The ministry said in a statement that more than 200 fishing boats and six Chinese coast guard vessels were spotted near the Japanese-controlled Senkaku Islands, which China and Taiwan also claim, calling them respectively the Diaoyu and the Tiaoyutai.

Three of the coast guard vessels appeared to be armed, Japan's coast guard said.

"This is a unilateral act that raises tensions. It is unacceptable to us," Kenji Kanasugi, a foreign ministry official, told the Chinese Embassy in Japan.

The incident comes a day after Japan summoned the Chinese ambassador to Japan, Cheng Yonghua, to protest after a smaller fleet comprised of eight Chinese fishing vessels and coast guard ships entered Japanese-claimed waters around the Senkakus on Friday afternoon.

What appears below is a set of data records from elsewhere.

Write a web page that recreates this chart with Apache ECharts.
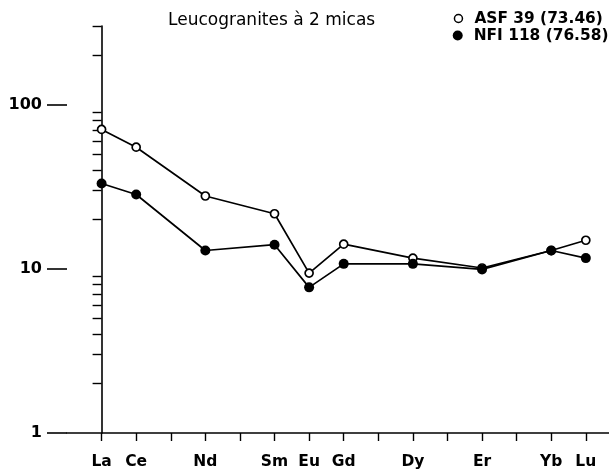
<!DOCTYPE html>
<html>
<head>
<meta charset="utf-8">
<script src="https://cdn.jsdelivr.net/npm/echarts@6/dist/echarts.min.js"></script>
<style>html,body{margin:0;padding:0;background:#fff}#c{width:609px;height:473px}</style>
</head>
<body>
<div id="c"></div>
<script>
// Full REE sequence (axis positions), measured elements and their values
var reeSequence = ['La','Ce','Pr','Nd','Pm','Sm','Eu','Gd','Tb','Dy','Ho','Er','Tm','Yb','Lu'];
var elements = ['La','Ce','Nd','Sm','Eu','Gd','Dy','Er','Yb','Lu'];
var asf39 = [70.4, 54.9, 27.7, 21.6, 9.4, 14.1, 11.6, 10.1, 12.9, 14.9];
var nfi118 = [33.0, 28.3, 12.9, 14.0, 7.7, 10.7, 10.7, 9.9, 12.9, 11.6];
var yMajorTicks = [1, 10, 100];
var yMinorTicks = [2,3,4,5,6,7,8,9,20,30,40,50,60,70,80,90,200,300];
var titleText = 'Leucogranites à 2 micas';
var seriesNames = ['ASF 39 (73.46)', 'NFI 118 (76.58)'];

function pairs(vals) {
  return elements.map(function (el, i) { return [reeSequence.indexOf(el), vals[i]]; });
}
var labelIdx = elements.map(function (el) { return reeSequence.indexOf(el); });
var tickIdx = reeSequence.map(function (el, i) { return i; });

var FONT = 'DejaVu Sans';
var chart = echarts.init(document.getElementById('c'), null, {renderer: 'canvas'});
chart.setOption({
  animation: false,
  backgroundColor: '#fff',
  title: {
    text: titleText, left: 168, top: 12, padding: 0,
    textStyle: {fontFamily: FONT, fontSize: 17, fontWeight: 'normal', color: '#000'}
  },
  legend: [
    {
      orient: 'vertical', left: 453.7, top: 11, padding: 0, itemWidth: 8, itemHeight: 8,
      data: [{name: seriesNames[0], icon: 'circle', itemStyle: {color: '#fff', borderColor: '#000', borderWidth: 1.5}}],
      textStyle: {fontFamily: FONT, fontSize: 15.4, fontWeight: 'bold', color: '#000', padding: [0,0,0,7]},
      selectedMode: false
    },
    {
      orient: 'vertical', left: 452.7, top: 28, padding: 0, itemWidth: 10, itemHeight: 10,
      data: [{name: seriesNames[1], icon: 'circle', itemStyle: {color: '#000', borderColor: '#000', borderWidth: 0}}],
      textStyle: {fontFamily: FONT, fontSize: 15.4, fontWeight: 'bold', color: '#000', padding: [0,0,0,6]},
      selectedMode: false
    }
  ],
  grid: {left: 67, right: 0, top: 26, bottom: 40, containLabel: false},
  xAxis: {
    type: 'value', min: -1, max: 14.67,
    axisLine: {show: true, lineStyle: {color: '#000', width: 1.6}},
    axisTick: {show: true, customValues: tickIdx, length: 8, lineStyle: {color: '#000', width: 1.4}},
    axisLabel: {
      show: true, customValues: labelIdx, margin: 21,
      formatter: function (v) { return reeSequence[Math.round(v)] || ''; },
      fontFamily: FONT, fontSize: 15.5, fontWeight: 'bold', color: '#000'
    },
    splitLine: {show: false}
  },
  yAxis: [
    {
      type: 'log', logBase: 10, min: 1, max: 300,
      axisLine: {show: true, lineStyle: {color: '#000', width: 1.6}},
      axisTick: {show: true, customValues: yMinorTicks, length: 9, lineStyle: {color: '#000', width: 1.4}},
      axisLabel: {show: false},
      splitLine: {show: false}, minorTick: {show: false}
    },
    {
      type: 'log', logBase: 10, min: 1, max: 300, position: 'left',
      axisLine: {show: false},
      axisTick: {show: true, customValues: yMajorTicks, length: 20, lineStyle: {color: '#000', width: 1.6}},
      axisLabel: {show: true, customValues: yMajorTicks, margin: 25,
        fontFamily: FONT, fontSize: 16, fontWeight: 'bold', color: '#000'},
      splitLine: {show: false}
    }
  ],
  series: [
    {
      name: seriesNames[0], type: 'line', data: pairs(asf39), yAxisIndex: 0,
      symbol: 'circle', symbolSize: 8, z: 2,
      lineStyle: {color: '#000', width: 1.7},
      itemStyle: {color: '#fff', borderColor: '#000', borderWidth: 1.7},
      emphasis: {disabled: true}
    },
    {
      name: seriesNames[1], type: 'line', data: pairs(nfi118), yAxisIndex: 0,
      symbol: 'circle', symbolSize: 10, z: 3,
      lineStyle: {color: '#000', width: 1.7},
      itemStyle: {color: '#000', borderColor: '#000', borderWidth: 0},
      emphasis: {disabled: true}
    }
  ]
});
</script>
</body>
</html>
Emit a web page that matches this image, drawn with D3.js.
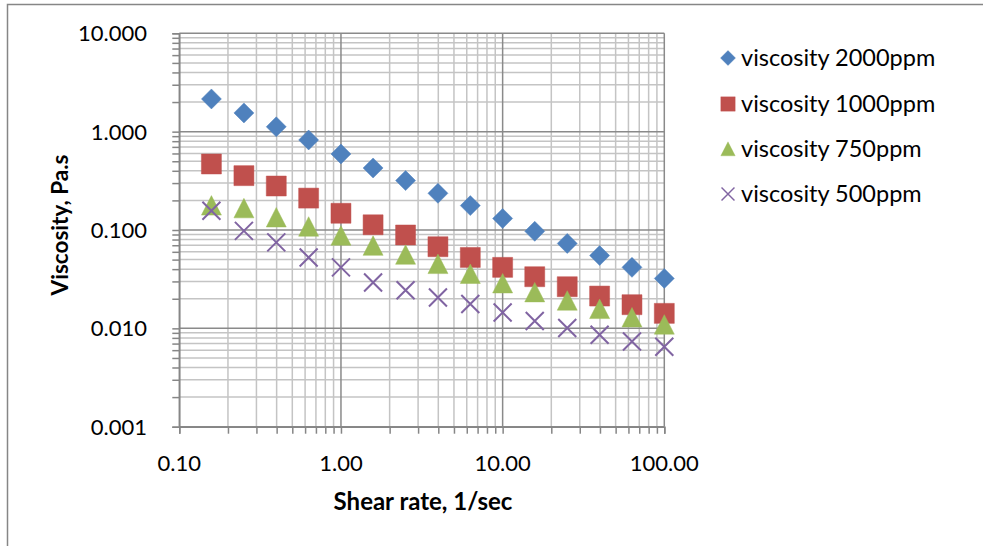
<!DOCTYPE html>
<html>
<head>
<meta charset="utf-8">
<script src="https://cdn.jsdelivr.net/npm/d3@7"></script>
<style>
  html, body { margin: 0; padding: 0; background: #fff; }
  svg { display: block; }
  text { font-family: Lato, "Open Sans", sans-serif; fill: #000; }
</style>
</head>
<body>
<svg id="chart" width="983" height="546"></svg>
<script>
// ---- data ----
const shearRate = [0.158, 0.251, 0.398, 0.631, 1.0, 1.58, 2.51, 3.98, 6.31, 10.0, 15.8, 25.1, 39.8, 63.1, 100.0];
const visc2000 = [2.15, 1.55, 1.12, 0.823, 0.593, 0.427, 0.318, 0.236, 0.177, 0.131, 0.097, 0.073, 0.055, 0.0417, 0.0322];
const visc1000 = [0.469, 0.357, 0.28, 0.211, 0.148, 0.113, 0.089, 0.0676, 0.0526, 0.0417, 0.0335, 0.0265, 0.0213, 0.0174, 0.0142];
const visc750  = [0.177, 0.166, 0.134, 0.108, 0.0875, 0.069, 0.056, 0.045, 0.0357, 0.0286, 0.0232, 0.0191, 0.0157, 0.0129, 0.0109];
const visc500  = [0.157, 0.098, 0.0748, 0.0526, 0.0417, 0.0293, 0.0244, 0.0206, 0.0177, 0.0145, 0.0119, 0.0101, 0.0086, 0.00736, 0.0065];
const seriesNames = ["viscosity 2000ppm", "viscosity 1000ppm", "viscosity 750ppm", "viscosity 500ppm"];
const xTickLabels = ["0.10", "1.00", "10.00", "100.00"];
const yTickLabels = ["0.001", "0.010", "0.100", "1.000", "10.000"];
const xTitle = "Shear rate, 1/sec";
const yTitle = "Viscosity, Pa.s";

const series = [
  {name: seriesNames[0], values: visc2000, color: "#4F81BD", shape: "diamond"},
  {name: seriesNames[1], values: visc1000, color: "#C0504D", shape: "square"},
  {name: seriesNames[2], values: visc750,  color: "#9BBB59", shape: "triangle"},
  {name: seriesNames[3], values: visc500,  color: "#8064A2", shape: "x"}
];

const svg = d3.select("#chart");

// outer chart border (left and top visible)
svg.append("rect").attr("x", 7.5).attr("y", 4.5).attr("width", 1000).attr("height", 600)
  .attr("fill", "none").attr("stroke", "#868686").attr("stroke-width", 1.5);

const x = d3.scaleLog().domain([0.1, 100]).range([179.3, 664.3]);
const y = d3.scaleLog().domain([0.001, 10]).range([426.7, 33.3]);

const xMajor = xTickLabels.map(Number);
const yMajor = yTickLabels.map(Number);
const xAll = x.ticks();
const yAll = y.ticks();
const isMajor = v => Math.abs(Math.log10(v) - Math.round(Math.log10(v))) < 1e-6;

const grid = svg.append("g");
// minor grid
grid.selectAll(".vmin").data(xAll.filter(v => !isMajor(v))).join("line")
  .attr("x1", d => x(d)).attr("x2", d => x(d)).attr("y1", y(10)).attr("y2", y(0.001))
  .attr("stroke", "#c4c4c4").attr("stroke-width", 1.5);
grid.selectAll(".hmin").data(yAll.filter(v => !isMajor(v))).join("line")
  .attr("y1", d => y(d)).attr("y2", d => y(d)).attr("x1", x(0.1)).attr("x2", x(100))
  .attr("stroke", "#c4c4c4").attr("stroke-width", 1.5);
// major grid
grid.selectAll(".vmaj").data(xAll.filter(isMajor)).join("line")
  .attr("x1", d => x(d)).attr("x2", d => x(d)).attr("y1", y(10)).attr("y2", y(0.001))
  .attr("stroke", "#8a8a8a").attr("stroke-width", 1.5);
grid.selectAll(".hmaj").data(yAll.filter(isMajor)).join("line")
  .attr("y1", d => y(d)).attr("y2", d => y(d)).attr("x1", x(0.1)).attr("x2", x(100))
  .attr("stroke", "#8a8a8a").attr("stroke-width", 1.5);

// axes
const xAxis = d3.axisBottom(x).tickValues(xAll).tickSize(7).tickFormat("");
const yAxis = d3.axisLeft(y).tickValues(yAll).tickSize(7).tickFormat("");
const gx = svg.append("g").attr("transform", `translate(0,${y(0.001)})`).call(xAxis);
const gy = svg.append("g").attr("transform", `translate(${x(0.1)},0)`).call(yAxis);
[gx, gy].forEach(g => {
  g.select(".domain").attr("stroke", "#868686").attr("stroke-width", 1.5);
  g.selectAll(".tick line").attr("stroke", "#868686").attr("stroke-width", 1.5);
});

// tick labels
svg.selectAll(".xl").data(xMajor).join("text")
  .attr("x", d => x(d)).attr("y", 471).attr("text-anchor", "middle")
  .attr("font-size", 22).text((d, i) => xTickLabels[i]);
svg.selectAll(".yl").data(yMajor).join("text")
  .attr("x", 147).attr("y", d => y(d) + 8).attr("text-anchor", "end")
  .attr("font-size", 22).text((d, i) => yTickLabels[i]);

// axis titles
svg.append("text").attr("x", 423).attr("y", 510).attr("text-anchor", "middle")
  .attr("font-size", 24).attr("font-weight", "bold").text(xTitle);
svg.append("text").attr("transform", "translate(68,225) rotate(-90)").attr("text-anchor", "middle")
  .attr("font-size", 22.5).attr("font-weight", "bold").text(yTitle);

// marker paths
function markerPath(shape) {
  switch (shape) {
    case "diamond": return "M0,-10 L10,0 L0,10 L-10,0 Z";
    case "square": return "M-10,-10 L10,-10 L10,10 L-10,10 Z";
    case "triangle": return "M0,-10 L10,9.5 L-10,9.5 Z";
    case "x": return "M-9,-9 L9,9 M-9,9 L9,-9";
  }
}
function drawMarker(g, shape, color) {
  const p = g.append("path").attr("d", markerPath(shape));
  if (shape === "x") p.attr("fill", "none").attr("stroke", color).attr("stroke-width", 2);
  else p.attr("fill", color).attr("stroke", color).attr("stroke-width", 0.8).attr("stroke-opacity", 0.6);
}

series.forEach(s => {
  const g = svg.append("g");
  g.selectAll("g").data(s.values.map((v, i) => [shearRate[i], v])).join("g")
    .attr("transform", d => `translate(${x(d[0])},${y(d[1])})`)
    .each(function() { drawMarker(d3.select(this), s.shape, s.color); });
});

// legend
const legendY = [58, 104, 149, 194];
const legendScale = [0.75, 0.72, 0.72, 0.72];
series.forEach((s, i) => {
  const g = svg.append("g").attr("transform", `translate(728,${legendY[i]})`);
  const m = g.append("g").attr("transform", `scale(${legendScale[i]})`);
  drawMarker(m, s.shape, s.color);
  g.append("text").attr("x", 13).attr("y", 8).attr("font-size", 23.5).text(s.name);
});
</script>
</body>
</html>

Map showing Senkaku Islands
Image: DW

Longtime regional tensions

Tensions over the islands have seriously damaged Sino-Japanese relations, which remain fragile after Japan's wartime occupation of parts of China during World War II.

Bilateral ties have been further strained by the appointment on Wednesday of Tomomi Inada as Japan's new defense minister. Inada has courted controversy by denying the 1937 Nanking Massacre, in which Japanese troops murdered tens of thousands of Chinese civilians in what is now called Nanjing during the Second Sino-Japanese War.

Last month, a United Nations arbitration court in The Hague ruled in favor of the Philippines in its dispute over China's sweeping claims in the South China Sea, but China has refused to recognize the ruling. Beijing's increasingly assertive maritime activities in both the East and South China seas have caused an escalation of regional tensions.